## WHAT THE EXERCISE ASKS
Repeat every line of the listing below exactly, minus the pictures.

-- start DATA SEGMENT --

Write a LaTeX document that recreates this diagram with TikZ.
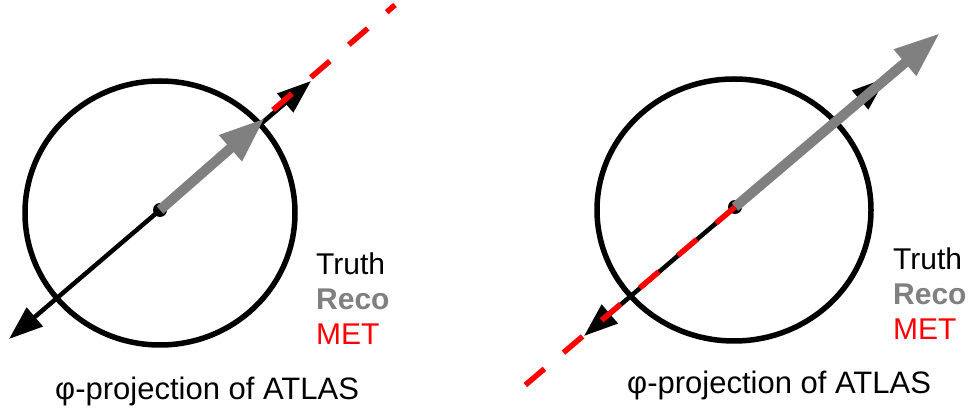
\documentclass[tikz,border=0pt]{standalone}
\usepackage{fontspec}
\setmainfont{Liberation Sans}
\usetikzlibrary{arrows.meta}

\begin{document}
\begin{tikzpicture}[
   x=1pt, y=-1pt,
   ring/.style={draw, line width=5.5pt},
   truth/.style={draw, line width=4.5pt,
                 {Triangle[length=34pt,width=24pt]}-{Triangle[length=34pt,width=24pt]}},
   reco/.style={draw=gray, line width=10pt, -{Triangle[length=46pt,width=32pt]}},
   met/.style={draw=red, line width=5.5pt, dash pattern=on 25pt off 25pt},
   vtx/.style={circle, fill=black, inner sep=0pt, minimum size=14pt},
   lbl/.style={anchor=base west, inner sep=0pt, font=\fontsize{30}{30}\selectfont},
   captxt/.style={anchor=base west, inner sep=0pt, font=\fontsize{31}{31}\selectfont},
]
\useasboundingbox (0,0) rectangle (970,411);
% left panel
\draw[ring] (160,213) ellipse [x radius=135, y radius=132];
\coordinate (ltA) at (9,339);
\coordinate (ltB) at (311,81);
\coordinate (lreco) at (265,118);
\coordinate (lmA) at (273,110);
\coordinate (lmB) at (395,5);
\draw[truth] (ltA) -- (ltB);
\node[vtx] (lv) at (160,210) {};
\draw[reco] (lv.center) -- (lreco);
\draw[met] (lmA) -- (lmB);
\node[lbl] (ltruth) at (316,275) {Truth};
\node[lbl, text=gray, font=\fontsize{30}{30}\selectfont\bfseries] (lrec) at (316,310) {Reco};
\node[lbl, text=red] (lmet) at (316,345) {MET};
\node[captxt] (lcap) at (55,400) {φ-projection of ATLAS};
% right panel
\draw[ring] (734,210) ellipse [x radius=137, y radius=131];
\coordinate (rtA) at (584,336);
\coordinate (rtB) at (886,78);
\coordinate (rreco) at (940,33);
\coordinate (rmB) at (523,387);
\draw[truth] (rtA) -- (rtB);
\node[vtx] (rv) at (735,207) {};
\draw[reco] (rv.center) -- (rreco);
\draw[met] (rv.center) -- (rmB);
\node[lbl] (rtruth) at (893,270) {Truth};
\node[lbl, text=gray, font=\fontsize{30}{30}\selectfont\bfseries] (rrec) at (893,305) {Reco};
\node[lbl, text=red] (rmet) at (893,340) {MET};
\node[captxt] (rcap) at (627,394) {φ-projection of ATLAS};
\end{tikzpicture}
\end{document}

-- end DATA SEGMENT --

## RESULT
Write a LaTeX document that recreates this diagram with TikZ.
\documentclass[tikz,border=0pt]{standalone}
\usepackage{fontspec}
\setmainfont{Liberation Sans}
\usetikzlibrary{arrows.meta}

\begin{document}
\begin{tikzpicture}[
   x=1pt, y=-1pt,
   ring/.style={draw, line width=5.5pt},
   truth/.style={draw, line width=4.5pt,
                 {Triangle[length=34pt,width=24pt]}-{Triangle[length=34pt,width=24pt]}},
   reco/.style={draw=gray, line width=10pt, -{Triangle[length=46pt,width=32pt]}},
   met/.style={draw=red, line width=5.5pt, dash pattern=on 25pt off 25pt},
   vtx/.style={circle, fill=black, inner sep=0pt, minimum size=14pt},
   lbl/.style={anchor=base west, inner sep=0pt, font=\fontsize{30}{30}\selectfont},
   captxt/.style={anchor=base west, inner sep=0pt, font=\fontsize{31}{31}\selectfont},
]
\useasboundingbox (0,0) rectangle (970,411);
% left panel
\draw[ring] (160,213) ellipse [x radius=135, y radius=132];
\coordinate (ltA) at (9,339);
\coordinate (ltB) at (311,81);
\coordinate (lreco) at (265,118);
\coordinate (lmA) at (273,110);
\coordinate (lmB) at (395,5);
\draw[truth] (ltA) -- (ltB);
\node[vtx] (lv) at (160,210) {};
\draw[reco] (lv.center) -- (lreco);
\draw[met] (lmA) -- (lmB);
\node[lbl] (ltruth) at (316,275) {Truth};
\node[lbl, text=gray, font=\fontsize{30}{30}\selectfont\bfseries] (lrec) at (316,310) {Reco};
\node[lbl, text=red] (lmet) at (316,345) {MET};
\node[captxt] (lcap) at (55,400) {φ-projection of ATLAS};
% right panel
\draw[ring] (734,210) ellipse [x radius=137, y radius=131];
\coordinate (rtA) at (584,336);
\coordinate (rtB) at (886,78);
\coordinate (rreco) at (940,33);
\coordinate (rmB) at (523,387);
\draw[truth] (rtA) -- (rtB);
\node[vtx] (rv) at (735,207) {};
\draw[reco] (rv.center) -- (rreco);
\draw[met] (rv.center) -- (rmB);
\node[lbl] (rtruth) at (893,270) {Truth};
\node[lbl, text=gray, font=\fontsize{30}{30}\selectfont\bfseries] (rrec) at (893,305) {Reco};
\node[lbl, text=red] (rmet) at (893,340) {MET};
\node[captxt] (rcap) at (627,394) {φ-projection of ATLAS};
\end{tikzpicture}
\end{document}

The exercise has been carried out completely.